Justice Burke disagreed. “Blueberry needs places to exercise its rights and an opportunity to harvest healthy wildlife. These conditions are not being met in this landscape where, according to 2018 data, over 90% of the Blueberry Claim Area is within 500 metres of a disturbance.”
She added, “The wildlife are not as healthy or abundant,” noting Blueberry people “do not have peaceful enjoyment on their traplines or in their hunting areas, as they smell the sour gas and hear the drones of oil and gas infrastructure. They do not feel safe or welcome in their territory.”
“The evidence shows that the Province has not only been remiss in addressing cumulative effects and the impacts of development on treaty rights, but that it has been actively encouraging the aggressive development of the Blueberry Claim Area through specific royalty programs (including for marginal wells) and Jobs Plan policies.”
Justice Burke also found that, despite B.C.’s claims, it failed to plan for cumulative effects: “the evidence shows that the Province has not only been remiss in addressing cumulative effects and the impacts of development on treaty rights, but that it has been actively encouraging the aggressive development of the Blueberry Claim Area through specific royalty programs (including for marginal wells) and Jobs Plan policies.”

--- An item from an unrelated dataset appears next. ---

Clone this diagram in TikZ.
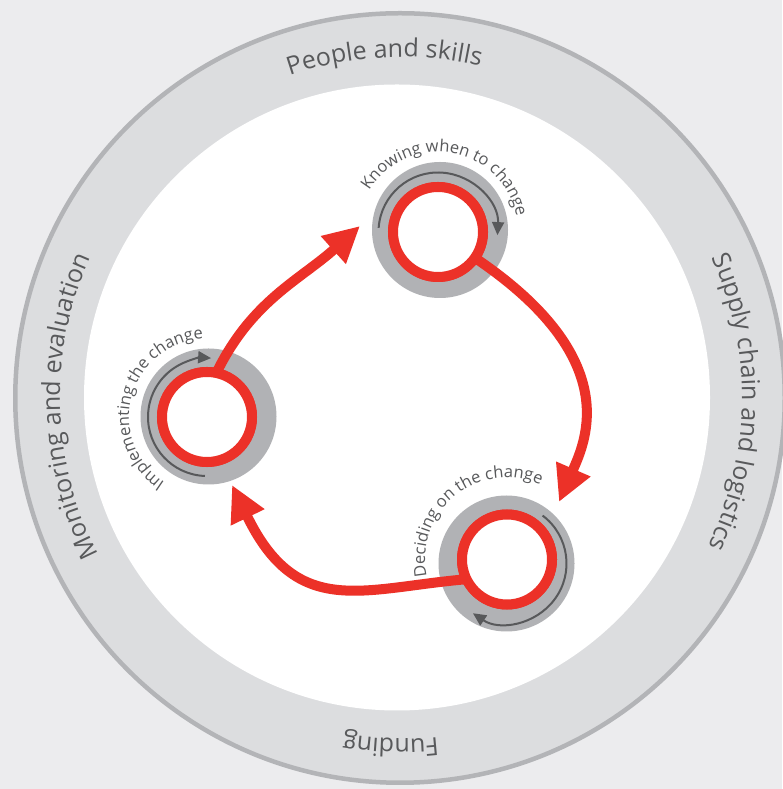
\documentclass[tikz,border=0pt]{standalone}
\usepackage{fontspec}
\setmainfont{Open Sans}
\usetikzlibrary{arrows.meta,decorations.text}
\definecolor{bg}{HTML}{ECECEE}
\definecolor{ringfill}{HTML}{DCDDDF}
\definecolor{ringedge}{HTML}{B3B4B7}
\definecolor{disk}{HTML}{B1B2B5}
\definecolor{darkarrow}{HTML}{58595B}
\definecolor{cyclered}{HTML}{EC3128}
\definecolor{txt}{HTML}{58595B}
\begin{document}
\begin{tikzpicture}[x=1pt,y=1pt,
  diskbg/.style={circle, fill=disk, minimum size=136pt, inner sep=0pt, outer sep=0pt},
  redring/.style={circle, draw=cyclered, line width=10pt, fill=white, minimum size=90pt, inner sep=0pt, outer sep=0pt},
  redflow/.style={draw=cyclered, line width=10pt, -{Triangle[length=36pt,width=35pt]}},
  grayflow/.style={draw=darkarrow, line width=2pt, -{Triangle[length=13pt,width=12pt]}},
  bigtext/.style={decorate, decoration={text along path, text align=center,
      text={|\fontsize{25}{30}\selectfont\color{txt}|#1}}},
  smalltext/.style={decorate, decoration={text along path, text align=center,
      text={|\fontsize{16.5}{19}\selectfont\color{txt}|#1}}}
]
\useasboundingbox (0,0) rectangle (782,789);
\fill[bg] (0,0) rectangle (782,789);

% centres
\coordinate (Oring) at (400,391);
\coordinate (Owhite) at (397,391.5);
\coordinate (Otext) at (401,391);

% outer ring
\fill[ringfill] (Oring) circle[radius=385];
\draw[ringedge, line width=4.5pt] (Oring) circle[radius=384.75];
\fill[white] (Owhite) circle[radius=313];

% ring labels
\path[bigtext={People and skills}] ([shift={(132.8:341)}]Otext) arc[start angle=132.8, end angle=52.8, radius=341];
\path[bigtext={Supply chain and logistics}] ([shift={(59.3:341)}]Otext) arc[start angle=59.3, end angle=-60.7, radius=341];
\path[bigtext={Funding}] ([shift={(298.3:341)}]Otext) arc[start angle=298.3, end angle=238.3, radius=341];
\path[bigtext={Monitoring and evaluation}] ([shift={(241.5:341)}]Otext) arc[start angle=241.5, end angle=121.5, radius=341];

% grey discs
\node[diskbg] (Ag) at (440,559) {};
\node[diskbg] (Bg) at (208.5,372.5) {};
\node[diskbg] (Cg) at (506.5,225.5) {};

% red ring nodes (positions)
\node[redring] (A) at (438,557) {};
\node[redring] (B) at (207,372) {};
\node[redring] (C) at (507,229.5) {};

% small grey arrows
\draw[grayflow] ([shift={(176:59.5)}]A.center) arc[start angle=176, end angle=-3, radius=59.5];
\draw[grayflow] ([shift={(268:59)}]B.center) arc[start angle=268, end angle=86, radius=59];
\draw[grayflow] ([shift={(53:60)}]Cg.center) arc[start angle=53, end angle=-124, radius=60];

% red connectors
\coordinate (tipC) at (559,287);
\coordinate (tipA) at (360,563);
\coordinate (tipB) at (232,304);
\draw[redflow] (A.-35) .. controls (624.6,430.1) and (585.5,347.9) .. (tipC);
\draw[redflow] (B.78) to[out=64, in=222, looseness=1] (tipA);
\draw[redflow] (C.206) .. controls (363.1,201) and (297.4,169) .. (tipB);

% redraw rings on top
\node[redring] at (A.center) {};
\node[redring] at (B.center) {};
\node[redring] at (C.center) {};

% small labels
\path[smalltext={Knowing when to change}] ([shift={(170:80)}]A.center) arc[start angle=170, end angle=-10, radius=80];
\path[smalltext={Implementing the change}] ([shift={(255:78)}]B.center) arc[start angle=255, end angle=75, radius=78];
\path[smalltext={Deciding on the change}] ([shift={(219:82)}]C.center) arc[start angle=219, end angle=39, radius=82];
\end{tikzpicture}
\end{document}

She wrote, “Delay in dealing with these matters and the continuation of the status quo has benefitted the Province,” but the “tipping point” has been reached and change is needed. Blueberry didn’t seek financial remedy but, rather, changes to planning and approvals processes. Justice Burke ruled, “The Province may not continue to authorize activities that breach the promises included in the Treaty, including the Province’s honourable and fiduciary obligations associated with the Treaty, or that unjustifiably infringe Blueberry’s exercise of its treaty rights.”
This historic ruling will put Blueberry River First Nations at decision-making tables around industrial extraction and development approvals. It also marks a groundbreaking step toward shaping the future of treaty relations — as long as the province maintains its commitment to reconciliation by not appealing, which would add further delays.
Other provinces should take note, as the context is similar from coast to coast.
The ruling offers renewed hope for Blueberry members, who have watched in sorrow as their land was degraded year after year, and for allies frustrated by provincial adherence to the status quo and limitless resource-extraction approvals that have thrown roadblocks on reconciliation pathways.
Many First Nations have tried to seek justice through the courts. Few have won. This ruling creates a path to repair both treaty relationships and the land.